The book is divided up into ten chapters, each a "posture" that a family can develop together such as "valuing multiethnicity" or "opening our hearts to lament." One chapter, "Journeying toward racial healing," is written specifically to parents of color. Each chapter is quite short, composed of a story from Lee's or Reyes's lives about how they've experienced the given problem firsthand followed by working definitions of key terms, a biblical case for the posture, and concrete practices that a family can engage in to develop that posture. Not all practices will apply to every single family, and Lee and Reyes specify when a practice might be helpful for young children, older children, teenagers, or even young adult children.
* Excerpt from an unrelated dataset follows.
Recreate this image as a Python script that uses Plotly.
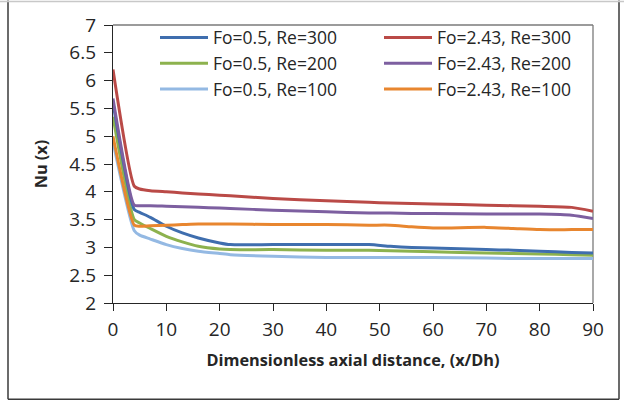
import plotly.graph_objects as go

# Axial positions (x/Dh) at which Nu(x) is tabulated
x_pos = [0, 4, 5, 7, 10, 13, 16, 20, 22, 30, 40, 48, 52, 56, 60, 70, 75, 80, 86, 90]

# Local Nusselt number, Fo = 0.5
nu_fo05_re300 = [5.60, 3.68, 3.63, 3.54, 3.38, 3.26, 3.17, 3.08, 3.05, 3.05, 3.05, 3.05,
                 3.02, 3.00, 2.99, 2.96, 2.95, 2.93, 2.91, 2.90]
nu_fo05_re200 = [5.35, 3.50, 3.44, 3.34, 3.20, 3.10, 3.02, 2.97, 2.96, 2.96, 2.95, 2.95,
                 2.94, 2.93, 2.92, 2.90, 2.89, 2.88, 2.87, 2.86]
nu_fo05_re100 = [4.90, 3.30, 3.22, 3.15, 3.05, 2.98, 2.93, 2.89, 2.87, 2.84, 2.82, 2.82,
                 2.82, 2.82, 2.82, 2.81, 2.80, 2.80, 2.80, 2.80]

# Local Nusselt number, Fo = 2.43
nu_fo243_re300 = [6.20, 4.10, 4.05, 4.02, 4.00, 3.98, 3.96, 3.94, 3.93, 3.88, 3.84, 3.81,
                  3.80, 3.79, 3.78, 3.76, 3.75, 3.74, 3.72, 3.65]
nu_fo243_re200 = [5.68, 3.76, 3.75, 3.75, 3.74, 3.73, 3.72, 3.71, 3.70, 3.67, 3.64, 3.62,
                  3.62, 3.61, 3.61, 3.60, 3.60, 3.60, 3.58, 3.52]
nu_fo243_re100 = [5.00, 3.40, 3.38, 3.39, 3.40, 3.41, 3.42, 3.42, 3.42, 3.41, 3.41, 3.40,
                  3.40, 3.37, 3.35, 3.36, 3.34, 3.32, 3.32, 3.32]

series = [
    ("Fo=0.5, Re=300", nu_fo05_re300, "#3F6EAE", "legend", 1),
    ("Fo=0.5, Re=200", nu_fo05_re200, "#8DB24E", "legend", 2),
    ("Fo=0.5, Re=100", nu_fo05_re100, "#94B9E3", "legend", 3),
    ("Fo=2.43, Re=300", nu_fo243_re300, "#BA4A47", "legend2", 1),
    ("Fo=2.43, Re=200", nu_fo243_re200, "#7D5FA0", "legend2", 2),
    ("Fo=2.43, Re=100", nu_fo243_re100, "#E8862F", "legend2", 3),
]

FONT = "Open Sans"
TEXT = "#262626"

fig = go.Figure()
# draw the lower group first so the Fo=2.43 curves sit on top
for name, y, color, leg, rank in series[2::-1] + series[:2:-1]:
    fig.add_trace(go.Scatter(
        x=x_pos, y=y, name=name, mode="lines",
        line=dict(color=color, width=3, shape="spline", smoothing=0.6),
        legend=leg, legendrank=rank, showlegend=True,
    ))

W, H = 624, 402
L, R, T, B = 113, 31, 24.5, 98.5
pw, ph = W - L - R, H - T - B


def px_x(px):
    return (px - L) / pw


def px_y(py):
    return (H - B - py) / ph


legend_common = dict(
    font=dict(family=FONT, size=17.5, color=TEXT),
    bgcolor="rgba(0,0,0,0)", borderwidth=0,
    itemwidth=48, tracegroupgap=0,
    xanchor="left", yanchor="top", orientation="v",
)

fig.update_layout(
    width=W, height=H,
    margin=dict(l=L, r=R, t=T, b=B, pad=0),
    paper_bgcolor="white", plot_bgcolor="white",
    font=dict(family=FONT, color=TEXT),
    legend=dict(x=px_x(155), y=px_y(19), **legend_common),
    legend2=dict(x=px_x(379), y=px_y(19), **legend_common),
    xaxis=dict(
        range=[0, 90], tickmode="array", tickvals=list(range(0, 91, 10)),
        showgrid=False, zeroline=False, showline=True, linecolor="#262626", linewidth=1.3,
        ticks="outside", ticklen=7, tickwidth=1.3, tickcolor="#262626",
        tickfont=dict(family=FONT, size=19, color=TEXT), ticklabelstandoff=2,
        title=dict(text="<b>Dimensionless axial distance, (x/Dh)</b>",
                   font=dict(family=FONT, size=16.3, color=TEXT), standoff=13),
    ),
    yaxis=dict(
        range=[2, 7], tickmode="array", tickvals=[2, 2.5, 3, 3.5, 4, 4.5, 5, 5.5, 6, 6.5, 7],
        ticktext=["2", "2.5", "3", "3.5", "4", "4.5", "5", "5.5", "6", "6.5", "7"],
        showgrid=False, zeroline=False, showline=True, linecolor="#262626", linewidth=1.3,
        ticks="outside", ticklen=8, tickwidth=1.3, tickcolor="#262626",
        tickfont=dict(family=FONT, size=19, color=TEXT), ticklabelstandoff=4,
        title=dict(text="<b>Nu (x)</b>", font=dict(family=FONT, size=16.3, color=TEXT),
                   standoff=17),
    ),
    showlegend=True,
)

# plot-area border (top and right edges)
fig.add_shape(type="line", xref="paper", yref="paper", x0=0, x1=1, y0=1, y1=1,
              line=dict(color="#7a7a7a", width=1.3), layer="below")
fig.add_shape(type="line", xref="paper", yref="paper", x0=1, x1=1, y0=0, y1=1,
              line=dict(color="#7a7a7a", width=1.3), layer="below")

# chart frame
fig.add_shape(type="line", xref="paper", yref="paper", x0=px_x(8), x1=px_x(8),
              y0=px_y(0), y1=px_y(400), line=dict(color="#3a3a3a", width=1.5))
fig.add_shape(type="line", xref="paper", yref="paper", x0=px_x(8), x1=px_x(619),
              y0=px_y(400), y1=px_y(400), line=dict(color="#3a3a3a", width=1.5))
fig.add_shape(type="line", xref="paper", yref="paper", x0=px_x(619), x1=px_x(619),
              y0=px_y(0), y1=px_y(400), line=dict(color="#3a3a3a", width=1.5))
fig.add_shape(type="line", xref="paper", yref="paper", x0=px_x(0), x1=px_x(624),
              y0=px_y(1), y1=px_y(1), line=dict(color="#c8c8c8", width=1.5))

fig.write_html("out.html")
Finally, each chapter ends with a simple prayer expressing that posture.

The chapter I found most helpful for my own family was their final posture, "Raising Kingdom-Minded Children." It's become a somewhat common notion that people who care about racial justice do so only to garner the approval of progressive cultural elites. Of course, caring about racial justice just to garner approval is not a great motivation. As Lee puts it, though, "Standing against racial injustice is part of our Christian witness." In other words, racial justice matters because justice matters, regardless of who approves of you. Lee and Reyes show that to pray "Thy kingdom come, thy will be done" while maintaining an uncaring posture about justice is to fundamentally misunderstand who human beings are to be in this world. It does not make one a Marxist to wish to see a more just society; such a desire is instead firmly rooted in the "kingdom come" vision.
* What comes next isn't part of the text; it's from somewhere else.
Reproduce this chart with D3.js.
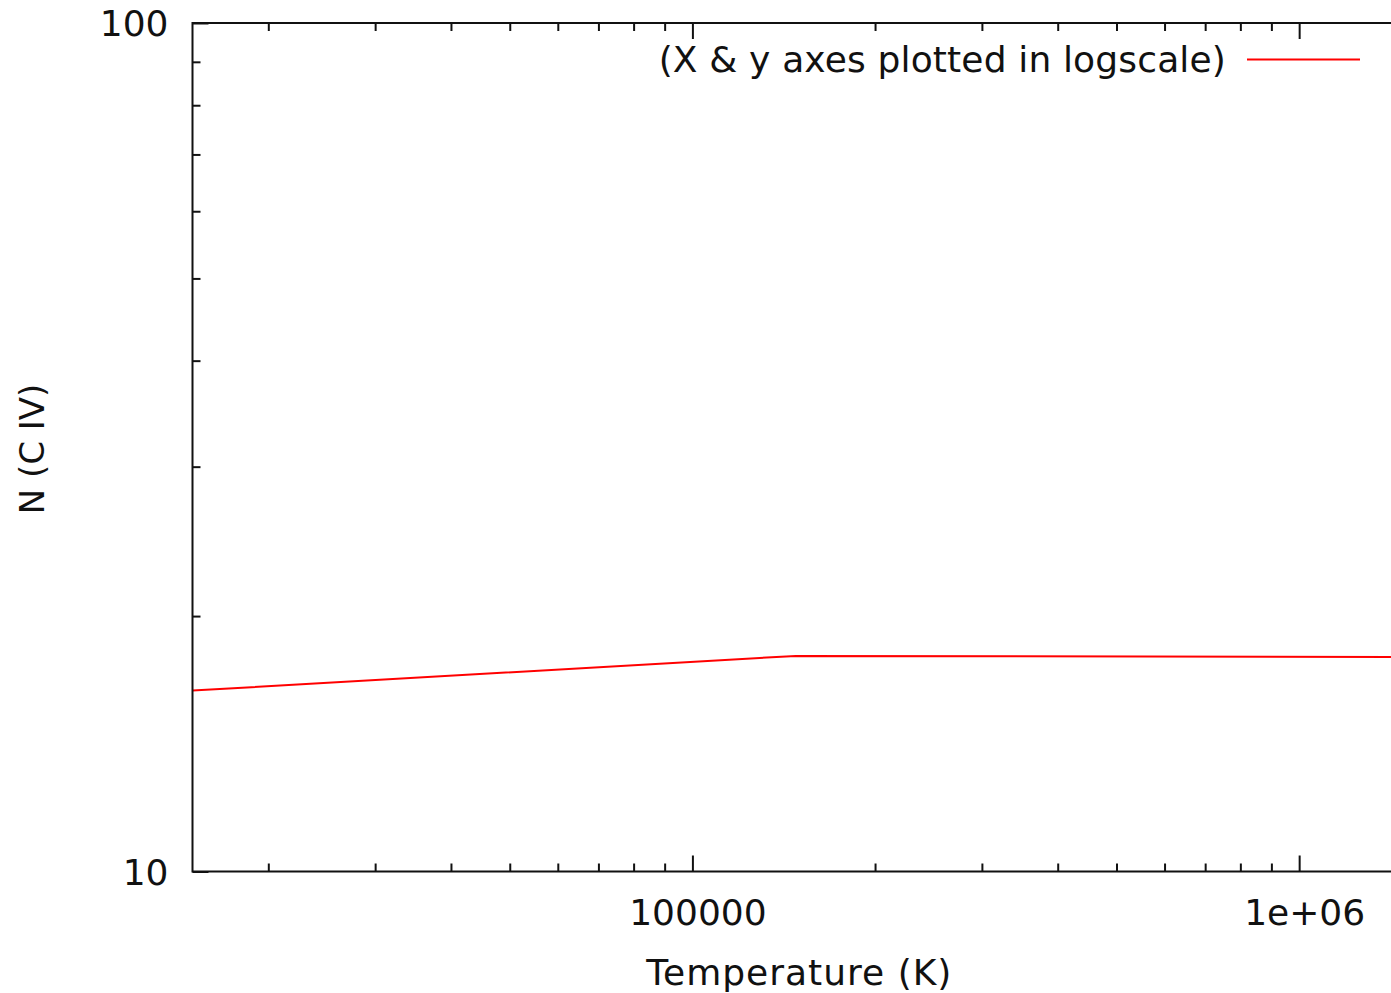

Though appendices typically do not get much attention in a book review, I want to call them out here because these ones are uncommonly good. There are five of them:

The Multiethnicity Quotient Assessment
Kid-Friendly Definitions
Media Suggestions for a Race-Wise Family
Prayers for a Race-Wise Family
Recommendations for Future Learning for Parents

The lists of media suggestions as well as the recommendations for parents are both quite useful, and their kid-friendly definitions are a very helpful reference when you're struggling to figure out how to help a child understand challenging concepts.

If you're convinced that racial justice is a great threat to society and all that is good, this book is most likely not going to change your mind (maybe it will; give it a shot!). If, however, you've found yourself as a parent struggling with how to talk with your children about race-related subjects and current events in age-appropriate ways, The Race-Wise Family could be an excellent resource for you. Get it, keep it handy, highlight it, and use it to spur family discussions. Try practicing some of their suggestions about how to become more race-wise.

DISCLAIMER: I received a copy of this book from the publisher for the purpose of a fair, unbiased review.